● Short task
Both the line containing "Convert this chart to D3.js code." and the line containing "const yTicks = [88,90,92,94,96,98,100,102,104,106,108,110];" belong in the answer, along with every line between them; print exactly those.

● Information given
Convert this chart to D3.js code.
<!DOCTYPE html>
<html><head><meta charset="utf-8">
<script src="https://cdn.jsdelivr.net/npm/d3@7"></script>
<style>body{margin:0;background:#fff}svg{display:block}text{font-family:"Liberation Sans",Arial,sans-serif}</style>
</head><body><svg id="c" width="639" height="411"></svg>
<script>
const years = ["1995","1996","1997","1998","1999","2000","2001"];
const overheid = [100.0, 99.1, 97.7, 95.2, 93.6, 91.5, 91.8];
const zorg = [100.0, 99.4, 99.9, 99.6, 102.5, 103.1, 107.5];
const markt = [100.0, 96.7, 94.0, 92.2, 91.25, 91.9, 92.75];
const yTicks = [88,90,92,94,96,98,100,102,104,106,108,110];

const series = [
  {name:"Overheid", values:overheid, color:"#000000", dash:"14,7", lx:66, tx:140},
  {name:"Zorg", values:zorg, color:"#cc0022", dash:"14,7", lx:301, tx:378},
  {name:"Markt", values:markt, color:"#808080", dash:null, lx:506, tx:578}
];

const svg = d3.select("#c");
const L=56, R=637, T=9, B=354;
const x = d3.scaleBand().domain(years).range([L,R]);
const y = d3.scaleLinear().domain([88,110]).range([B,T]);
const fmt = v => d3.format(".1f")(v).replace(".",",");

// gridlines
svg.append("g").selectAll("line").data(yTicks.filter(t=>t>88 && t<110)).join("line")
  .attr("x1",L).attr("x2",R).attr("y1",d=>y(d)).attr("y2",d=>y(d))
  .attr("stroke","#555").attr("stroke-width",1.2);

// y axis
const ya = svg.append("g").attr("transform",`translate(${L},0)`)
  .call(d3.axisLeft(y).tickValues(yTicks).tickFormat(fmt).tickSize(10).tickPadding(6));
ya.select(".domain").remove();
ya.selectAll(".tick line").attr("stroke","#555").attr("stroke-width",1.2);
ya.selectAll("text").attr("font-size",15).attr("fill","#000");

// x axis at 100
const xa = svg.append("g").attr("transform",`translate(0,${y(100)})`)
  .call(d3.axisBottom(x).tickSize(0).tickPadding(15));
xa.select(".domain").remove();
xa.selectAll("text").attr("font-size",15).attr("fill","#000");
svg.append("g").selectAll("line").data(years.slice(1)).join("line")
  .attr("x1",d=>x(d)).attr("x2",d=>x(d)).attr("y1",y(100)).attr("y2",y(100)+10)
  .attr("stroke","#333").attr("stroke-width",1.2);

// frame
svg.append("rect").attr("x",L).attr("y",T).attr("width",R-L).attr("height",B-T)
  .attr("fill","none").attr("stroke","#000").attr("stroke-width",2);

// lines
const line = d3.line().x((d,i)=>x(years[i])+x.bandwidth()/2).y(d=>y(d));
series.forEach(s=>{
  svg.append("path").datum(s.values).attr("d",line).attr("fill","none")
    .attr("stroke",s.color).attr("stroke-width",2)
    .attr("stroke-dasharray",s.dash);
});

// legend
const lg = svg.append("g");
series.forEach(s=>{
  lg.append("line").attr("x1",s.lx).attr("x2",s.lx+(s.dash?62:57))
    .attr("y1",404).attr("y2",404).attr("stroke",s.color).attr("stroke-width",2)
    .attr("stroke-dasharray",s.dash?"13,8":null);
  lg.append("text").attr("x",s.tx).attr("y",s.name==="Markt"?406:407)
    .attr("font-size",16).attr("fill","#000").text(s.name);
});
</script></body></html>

--

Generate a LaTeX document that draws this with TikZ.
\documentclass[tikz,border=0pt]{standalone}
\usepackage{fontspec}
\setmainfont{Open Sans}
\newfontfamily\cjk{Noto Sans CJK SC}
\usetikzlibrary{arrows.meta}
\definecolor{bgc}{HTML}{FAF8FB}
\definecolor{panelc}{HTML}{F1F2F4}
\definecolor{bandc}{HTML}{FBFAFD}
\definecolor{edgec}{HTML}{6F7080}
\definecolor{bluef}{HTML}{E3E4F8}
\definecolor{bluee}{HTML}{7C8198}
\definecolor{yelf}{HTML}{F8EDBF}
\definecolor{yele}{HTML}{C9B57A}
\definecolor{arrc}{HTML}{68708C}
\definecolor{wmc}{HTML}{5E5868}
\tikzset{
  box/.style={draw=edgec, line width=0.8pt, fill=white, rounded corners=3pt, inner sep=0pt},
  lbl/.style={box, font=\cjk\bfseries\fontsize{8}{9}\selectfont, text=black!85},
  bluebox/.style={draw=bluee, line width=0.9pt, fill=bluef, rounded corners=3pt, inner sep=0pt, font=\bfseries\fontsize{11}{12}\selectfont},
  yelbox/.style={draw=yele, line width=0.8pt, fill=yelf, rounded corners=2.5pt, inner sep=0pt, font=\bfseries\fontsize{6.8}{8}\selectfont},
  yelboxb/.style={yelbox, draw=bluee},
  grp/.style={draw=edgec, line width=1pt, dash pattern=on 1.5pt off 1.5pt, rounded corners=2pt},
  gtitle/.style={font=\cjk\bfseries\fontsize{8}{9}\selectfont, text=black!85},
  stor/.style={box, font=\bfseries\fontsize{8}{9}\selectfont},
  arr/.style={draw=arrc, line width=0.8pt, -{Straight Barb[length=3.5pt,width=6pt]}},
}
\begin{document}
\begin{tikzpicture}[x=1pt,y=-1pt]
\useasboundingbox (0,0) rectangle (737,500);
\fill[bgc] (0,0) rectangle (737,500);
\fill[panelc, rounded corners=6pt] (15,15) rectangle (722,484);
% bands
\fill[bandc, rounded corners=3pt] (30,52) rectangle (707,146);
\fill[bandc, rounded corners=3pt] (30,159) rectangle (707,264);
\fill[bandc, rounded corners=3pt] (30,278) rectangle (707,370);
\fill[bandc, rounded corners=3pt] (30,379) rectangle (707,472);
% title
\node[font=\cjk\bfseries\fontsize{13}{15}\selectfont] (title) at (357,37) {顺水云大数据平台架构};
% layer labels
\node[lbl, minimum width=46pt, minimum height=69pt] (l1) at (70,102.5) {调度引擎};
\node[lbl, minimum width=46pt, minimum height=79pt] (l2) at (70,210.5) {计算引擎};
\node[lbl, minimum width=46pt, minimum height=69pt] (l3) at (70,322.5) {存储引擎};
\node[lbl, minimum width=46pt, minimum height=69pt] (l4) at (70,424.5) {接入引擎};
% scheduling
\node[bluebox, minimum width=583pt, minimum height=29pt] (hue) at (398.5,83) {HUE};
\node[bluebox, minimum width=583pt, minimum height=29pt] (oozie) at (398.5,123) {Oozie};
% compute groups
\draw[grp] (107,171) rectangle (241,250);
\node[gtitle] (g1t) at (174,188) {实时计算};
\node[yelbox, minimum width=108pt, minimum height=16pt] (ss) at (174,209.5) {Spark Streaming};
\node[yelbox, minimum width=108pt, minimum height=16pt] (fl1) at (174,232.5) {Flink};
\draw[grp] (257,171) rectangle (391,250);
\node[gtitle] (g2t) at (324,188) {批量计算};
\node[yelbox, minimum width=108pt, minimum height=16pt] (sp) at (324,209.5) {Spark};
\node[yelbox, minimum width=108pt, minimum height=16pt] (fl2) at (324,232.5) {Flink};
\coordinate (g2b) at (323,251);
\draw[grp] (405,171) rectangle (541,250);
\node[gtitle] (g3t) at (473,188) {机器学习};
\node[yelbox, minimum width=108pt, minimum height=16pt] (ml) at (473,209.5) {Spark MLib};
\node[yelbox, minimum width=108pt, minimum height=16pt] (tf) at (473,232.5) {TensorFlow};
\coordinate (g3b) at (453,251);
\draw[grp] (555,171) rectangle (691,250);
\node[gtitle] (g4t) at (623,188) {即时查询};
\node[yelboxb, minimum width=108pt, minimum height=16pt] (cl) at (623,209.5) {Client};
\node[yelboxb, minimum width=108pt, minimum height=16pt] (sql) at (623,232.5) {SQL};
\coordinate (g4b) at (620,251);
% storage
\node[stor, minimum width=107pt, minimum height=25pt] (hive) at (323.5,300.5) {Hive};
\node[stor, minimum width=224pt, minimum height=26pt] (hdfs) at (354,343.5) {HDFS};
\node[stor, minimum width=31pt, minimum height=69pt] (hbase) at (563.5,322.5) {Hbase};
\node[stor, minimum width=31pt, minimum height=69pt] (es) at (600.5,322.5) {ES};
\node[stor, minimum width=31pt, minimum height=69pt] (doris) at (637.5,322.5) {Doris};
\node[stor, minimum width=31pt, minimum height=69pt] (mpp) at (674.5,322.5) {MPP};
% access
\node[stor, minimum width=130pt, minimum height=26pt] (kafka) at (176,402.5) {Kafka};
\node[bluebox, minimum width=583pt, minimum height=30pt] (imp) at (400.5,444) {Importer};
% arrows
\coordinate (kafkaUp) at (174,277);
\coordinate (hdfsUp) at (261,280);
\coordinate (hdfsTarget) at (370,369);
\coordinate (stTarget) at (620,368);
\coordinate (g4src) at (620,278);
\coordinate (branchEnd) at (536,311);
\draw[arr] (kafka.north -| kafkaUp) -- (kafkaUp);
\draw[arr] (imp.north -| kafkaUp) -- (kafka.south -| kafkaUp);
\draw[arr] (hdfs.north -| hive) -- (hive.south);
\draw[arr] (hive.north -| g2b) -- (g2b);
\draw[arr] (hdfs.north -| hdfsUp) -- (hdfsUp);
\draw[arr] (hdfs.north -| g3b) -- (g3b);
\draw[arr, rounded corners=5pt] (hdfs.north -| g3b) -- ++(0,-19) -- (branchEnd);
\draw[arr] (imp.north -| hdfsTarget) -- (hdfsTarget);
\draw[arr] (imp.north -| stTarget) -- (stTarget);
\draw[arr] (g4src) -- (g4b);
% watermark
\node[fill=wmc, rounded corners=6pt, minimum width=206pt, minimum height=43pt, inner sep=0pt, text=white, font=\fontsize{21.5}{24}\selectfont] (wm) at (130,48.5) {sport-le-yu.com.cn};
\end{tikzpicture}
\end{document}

● Solution to this exercise
Convert this chart to D3.js code.
<!DOCTYPE html>
<html><head><meta charset="utf-8">
<script src="https://cdn.jsdelivr.net/npm/d3@7"></script>
<style>body{margin:0;background:#fff}svg{display:block}text{font-family:"Liberation Sans",Arial,sans-serif}</style>
</head><body><svg id="c" width="639" height="411"></svg>
<script>
const years = ["1995","1996","1997","1998","1999","2000","2001"];
const overheid = [100.0, 99.1, 97.7, 95.2, 93.6, 91.5, 91.8];
const zorg = [100.0, 99.4, 99.9, 99.6, 102.5, 103.1, 107.5];
const markt = [100.0, 96.7, 94.0, 92.2, 91.25, 91.9, 92.75];
const yTicks = [88,90,92,94,96,98,100,102,104,106,108,110];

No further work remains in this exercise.